#### GIVEN EXERCISE
Without the pictures, print the lines running from the beginning of the material to the line containing "from bokeh.resources import INLINE", both ends included.

=== DATA ===

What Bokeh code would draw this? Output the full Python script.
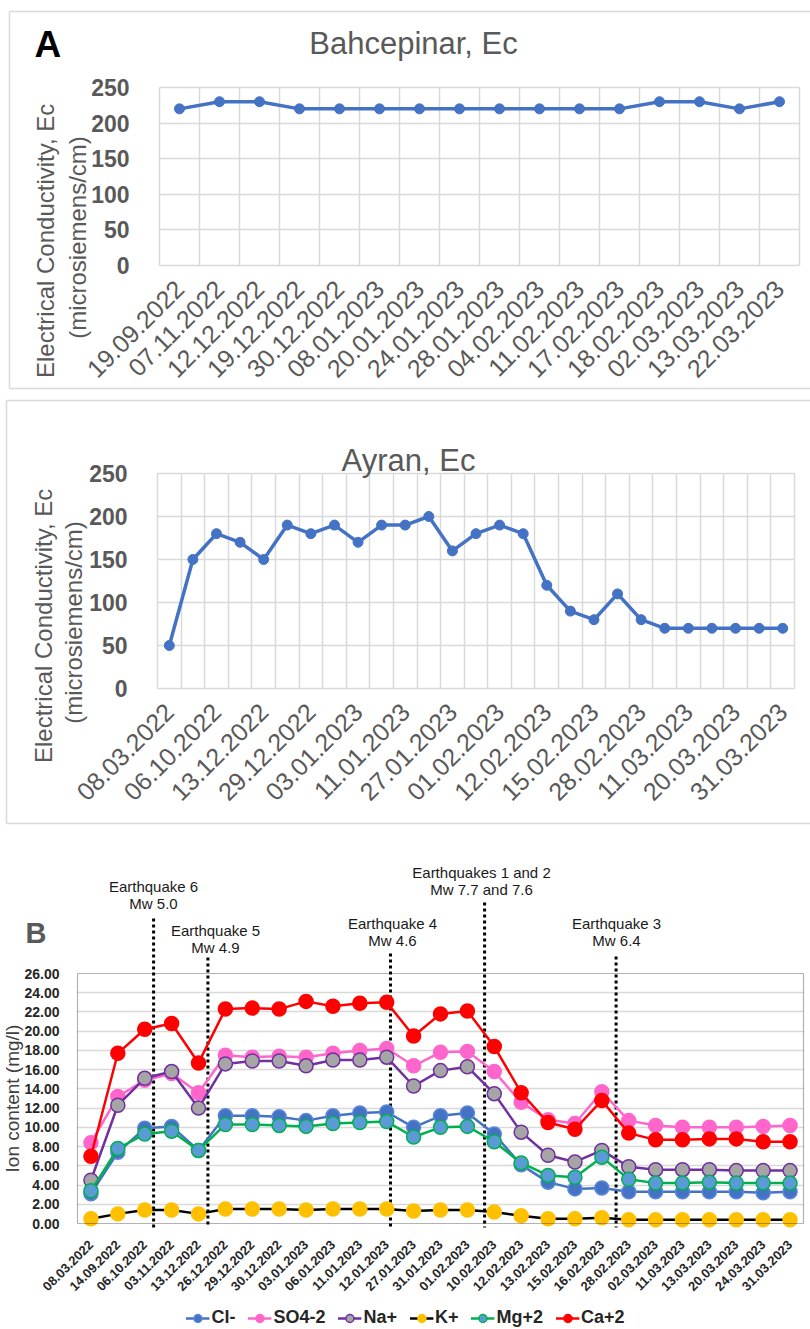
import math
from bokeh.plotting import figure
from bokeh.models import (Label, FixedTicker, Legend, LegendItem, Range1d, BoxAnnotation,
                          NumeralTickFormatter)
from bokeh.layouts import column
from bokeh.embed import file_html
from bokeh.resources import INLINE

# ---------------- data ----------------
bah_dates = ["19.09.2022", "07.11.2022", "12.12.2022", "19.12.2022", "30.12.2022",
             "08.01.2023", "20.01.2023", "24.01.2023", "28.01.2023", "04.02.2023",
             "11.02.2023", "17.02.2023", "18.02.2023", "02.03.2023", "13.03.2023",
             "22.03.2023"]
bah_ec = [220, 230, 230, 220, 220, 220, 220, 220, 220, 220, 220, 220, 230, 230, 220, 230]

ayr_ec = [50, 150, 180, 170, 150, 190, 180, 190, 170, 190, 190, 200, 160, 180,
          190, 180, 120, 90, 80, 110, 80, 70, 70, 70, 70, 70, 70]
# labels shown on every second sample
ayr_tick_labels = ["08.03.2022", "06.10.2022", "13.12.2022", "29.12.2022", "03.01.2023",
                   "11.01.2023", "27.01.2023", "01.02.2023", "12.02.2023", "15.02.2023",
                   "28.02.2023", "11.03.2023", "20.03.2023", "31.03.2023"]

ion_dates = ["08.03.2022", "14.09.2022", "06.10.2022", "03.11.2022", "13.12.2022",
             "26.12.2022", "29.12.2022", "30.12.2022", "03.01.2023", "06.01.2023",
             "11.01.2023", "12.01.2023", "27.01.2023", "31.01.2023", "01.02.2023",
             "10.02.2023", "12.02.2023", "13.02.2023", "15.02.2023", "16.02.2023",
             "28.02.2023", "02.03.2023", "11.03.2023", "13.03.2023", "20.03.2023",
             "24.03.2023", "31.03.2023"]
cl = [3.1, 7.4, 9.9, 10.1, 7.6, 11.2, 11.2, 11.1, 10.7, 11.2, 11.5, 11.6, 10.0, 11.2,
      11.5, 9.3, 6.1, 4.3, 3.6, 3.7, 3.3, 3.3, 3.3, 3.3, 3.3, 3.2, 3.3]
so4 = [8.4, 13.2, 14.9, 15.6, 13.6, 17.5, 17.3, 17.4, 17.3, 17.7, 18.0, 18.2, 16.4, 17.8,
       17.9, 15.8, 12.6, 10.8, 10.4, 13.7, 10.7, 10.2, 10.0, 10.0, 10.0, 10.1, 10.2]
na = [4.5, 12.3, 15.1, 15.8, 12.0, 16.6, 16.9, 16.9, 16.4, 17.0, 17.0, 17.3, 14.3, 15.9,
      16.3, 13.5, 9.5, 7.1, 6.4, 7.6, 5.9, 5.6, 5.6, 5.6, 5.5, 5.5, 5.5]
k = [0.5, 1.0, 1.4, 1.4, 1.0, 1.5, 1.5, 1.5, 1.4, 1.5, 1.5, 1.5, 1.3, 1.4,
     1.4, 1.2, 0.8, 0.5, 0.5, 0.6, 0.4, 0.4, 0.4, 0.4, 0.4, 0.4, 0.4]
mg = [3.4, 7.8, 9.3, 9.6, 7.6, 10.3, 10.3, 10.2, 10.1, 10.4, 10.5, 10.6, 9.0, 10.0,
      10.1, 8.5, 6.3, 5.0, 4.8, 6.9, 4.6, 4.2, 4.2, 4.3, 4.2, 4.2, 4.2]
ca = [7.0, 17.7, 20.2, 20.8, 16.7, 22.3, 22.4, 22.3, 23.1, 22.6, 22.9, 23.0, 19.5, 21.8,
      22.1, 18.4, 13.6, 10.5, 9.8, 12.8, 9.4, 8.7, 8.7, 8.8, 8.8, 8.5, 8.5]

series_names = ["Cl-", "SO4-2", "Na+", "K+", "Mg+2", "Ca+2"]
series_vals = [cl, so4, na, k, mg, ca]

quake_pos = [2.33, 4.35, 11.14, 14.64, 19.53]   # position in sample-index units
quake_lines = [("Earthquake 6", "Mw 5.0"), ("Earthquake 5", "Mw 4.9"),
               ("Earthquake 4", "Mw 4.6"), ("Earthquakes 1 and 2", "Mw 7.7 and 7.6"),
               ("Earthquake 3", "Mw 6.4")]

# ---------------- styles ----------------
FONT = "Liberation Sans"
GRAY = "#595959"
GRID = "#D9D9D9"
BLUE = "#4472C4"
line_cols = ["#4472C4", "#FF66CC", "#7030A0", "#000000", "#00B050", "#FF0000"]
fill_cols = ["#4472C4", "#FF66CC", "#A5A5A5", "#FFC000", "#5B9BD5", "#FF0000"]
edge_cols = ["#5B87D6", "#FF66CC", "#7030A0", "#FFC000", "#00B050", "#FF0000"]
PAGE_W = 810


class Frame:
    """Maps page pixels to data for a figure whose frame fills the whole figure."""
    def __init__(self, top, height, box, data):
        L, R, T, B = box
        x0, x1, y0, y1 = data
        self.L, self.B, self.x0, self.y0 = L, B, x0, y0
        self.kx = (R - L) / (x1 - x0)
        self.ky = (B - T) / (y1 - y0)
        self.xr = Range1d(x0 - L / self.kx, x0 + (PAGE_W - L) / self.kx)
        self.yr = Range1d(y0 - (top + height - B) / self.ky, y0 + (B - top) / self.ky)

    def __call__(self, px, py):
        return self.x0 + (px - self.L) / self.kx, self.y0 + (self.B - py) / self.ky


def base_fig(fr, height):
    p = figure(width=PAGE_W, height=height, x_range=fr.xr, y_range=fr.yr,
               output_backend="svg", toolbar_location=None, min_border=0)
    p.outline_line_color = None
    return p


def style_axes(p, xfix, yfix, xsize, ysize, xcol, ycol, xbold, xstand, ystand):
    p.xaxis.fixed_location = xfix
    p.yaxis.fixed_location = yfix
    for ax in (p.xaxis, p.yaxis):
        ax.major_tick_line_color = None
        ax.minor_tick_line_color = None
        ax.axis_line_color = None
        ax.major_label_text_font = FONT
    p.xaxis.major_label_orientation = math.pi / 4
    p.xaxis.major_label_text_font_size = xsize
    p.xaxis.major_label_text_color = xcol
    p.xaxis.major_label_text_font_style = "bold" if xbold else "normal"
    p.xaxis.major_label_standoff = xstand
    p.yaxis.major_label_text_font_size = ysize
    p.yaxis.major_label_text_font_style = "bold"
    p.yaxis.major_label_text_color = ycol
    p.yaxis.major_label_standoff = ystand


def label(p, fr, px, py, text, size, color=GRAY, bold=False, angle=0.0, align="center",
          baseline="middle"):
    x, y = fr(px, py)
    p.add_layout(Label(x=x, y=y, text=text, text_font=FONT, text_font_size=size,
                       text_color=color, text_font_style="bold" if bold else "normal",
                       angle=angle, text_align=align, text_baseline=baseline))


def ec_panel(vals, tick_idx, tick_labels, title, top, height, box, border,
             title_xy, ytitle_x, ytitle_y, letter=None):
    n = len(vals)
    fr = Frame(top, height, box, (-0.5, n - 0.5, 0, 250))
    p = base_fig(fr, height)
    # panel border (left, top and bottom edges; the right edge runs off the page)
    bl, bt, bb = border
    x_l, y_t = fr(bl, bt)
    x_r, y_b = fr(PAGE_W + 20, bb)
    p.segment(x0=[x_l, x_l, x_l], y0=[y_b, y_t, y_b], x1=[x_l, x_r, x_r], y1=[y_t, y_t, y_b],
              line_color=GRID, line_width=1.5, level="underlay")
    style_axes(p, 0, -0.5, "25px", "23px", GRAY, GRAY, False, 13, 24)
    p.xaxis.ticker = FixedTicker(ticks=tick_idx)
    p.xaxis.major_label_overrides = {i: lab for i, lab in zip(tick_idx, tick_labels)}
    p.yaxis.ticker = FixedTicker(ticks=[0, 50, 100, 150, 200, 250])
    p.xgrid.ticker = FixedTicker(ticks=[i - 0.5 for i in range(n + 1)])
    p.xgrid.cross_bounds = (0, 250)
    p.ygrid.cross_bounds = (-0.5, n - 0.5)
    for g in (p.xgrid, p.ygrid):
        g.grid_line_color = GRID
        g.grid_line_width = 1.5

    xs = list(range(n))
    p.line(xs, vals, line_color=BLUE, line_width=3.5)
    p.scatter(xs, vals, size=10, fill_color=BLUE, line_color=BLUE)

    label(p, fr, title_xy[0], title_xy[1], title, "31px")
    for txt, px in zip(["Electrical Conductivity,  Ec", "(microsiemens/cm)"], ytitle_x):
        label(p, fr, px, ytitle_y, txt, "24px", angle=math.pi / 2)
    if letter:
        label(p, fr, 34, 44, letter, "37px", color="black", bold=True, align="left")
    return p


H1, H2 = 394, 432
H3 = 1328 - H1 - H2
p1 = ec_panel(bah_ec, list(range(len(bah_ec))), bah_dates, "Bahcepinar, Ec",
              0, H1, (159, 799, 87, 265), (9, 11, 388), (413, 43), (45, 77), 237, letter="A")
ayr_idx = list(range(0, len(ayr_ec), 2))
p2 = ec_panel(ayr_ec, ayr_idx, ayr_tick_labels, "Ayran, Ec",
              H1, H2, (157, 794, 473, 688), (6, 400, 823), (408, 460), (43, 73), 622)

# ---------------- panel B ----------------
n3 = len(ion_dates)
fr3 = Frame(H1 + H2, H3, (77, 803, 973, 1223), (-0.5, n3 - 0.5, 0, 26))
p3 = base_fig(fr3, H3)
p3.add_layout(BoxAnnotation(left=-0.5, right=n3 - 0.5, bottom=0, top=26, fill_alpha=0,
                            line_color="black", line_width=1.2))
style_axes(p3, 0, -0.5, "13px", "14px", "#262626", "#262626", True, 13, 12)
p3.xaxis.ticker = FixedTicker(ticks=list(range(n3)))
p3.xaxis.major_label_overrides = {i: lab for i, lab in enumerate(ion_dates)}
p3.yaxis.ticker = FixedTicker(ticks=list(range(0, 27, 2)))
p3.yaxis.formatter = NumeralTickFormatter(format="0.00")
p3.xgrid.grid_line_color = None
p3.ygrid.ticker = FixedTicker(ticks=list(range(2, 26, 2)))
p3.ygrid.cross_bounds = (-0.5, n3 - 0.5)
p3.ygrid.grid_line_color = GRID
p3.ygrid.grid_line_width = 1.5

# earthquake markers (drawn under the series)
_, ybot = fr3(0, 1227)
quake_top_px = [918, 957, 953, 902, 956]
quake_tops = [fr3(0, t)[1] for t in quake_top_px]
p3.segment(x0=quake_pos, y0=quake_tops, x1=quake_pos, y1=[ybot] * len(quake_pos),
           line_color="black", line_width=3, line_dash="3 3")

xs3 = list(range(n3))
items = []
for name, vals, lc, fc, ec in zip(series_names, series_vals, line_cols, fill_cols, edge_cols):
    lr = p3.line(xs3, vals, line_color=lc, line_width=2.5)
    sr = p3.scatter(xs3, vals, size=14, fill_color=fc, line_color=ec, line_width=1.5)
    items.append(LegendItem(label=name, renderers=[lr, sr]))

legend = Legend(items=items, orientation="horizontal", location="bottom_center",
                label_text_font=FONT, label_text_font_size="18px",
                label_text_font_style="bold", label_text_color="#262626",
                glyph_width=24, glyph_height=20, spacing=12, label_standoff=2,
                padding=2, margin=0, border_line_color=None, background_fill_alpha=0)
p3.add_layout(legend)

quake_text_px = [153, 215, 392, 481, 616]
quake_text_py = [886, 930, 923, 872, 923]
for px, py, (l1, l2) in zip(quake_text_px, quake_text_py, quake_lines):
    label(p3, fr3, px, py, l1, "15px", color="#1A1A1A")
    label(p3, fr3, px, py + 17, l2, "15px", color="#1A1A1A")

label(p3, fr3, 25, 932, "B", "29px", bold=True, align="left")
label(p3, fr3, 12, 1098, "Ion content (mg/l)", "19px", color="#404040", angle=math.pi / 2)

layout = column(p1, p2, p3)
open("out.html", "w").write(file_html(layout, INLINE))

===

#### FINISHED TASK
What Bokeh code would draw this? Output the full Python script.
import math
from bokeh.plotting import figure
from bokeh.models import (Label, FixedTicker, Legend, LegendItem, Range1d, BoxAnnotation,
                          NumeralTickFormatter)
from bokeh.layouts import column
from bokeh.embed import file_html
from bokeh.resources import INLINE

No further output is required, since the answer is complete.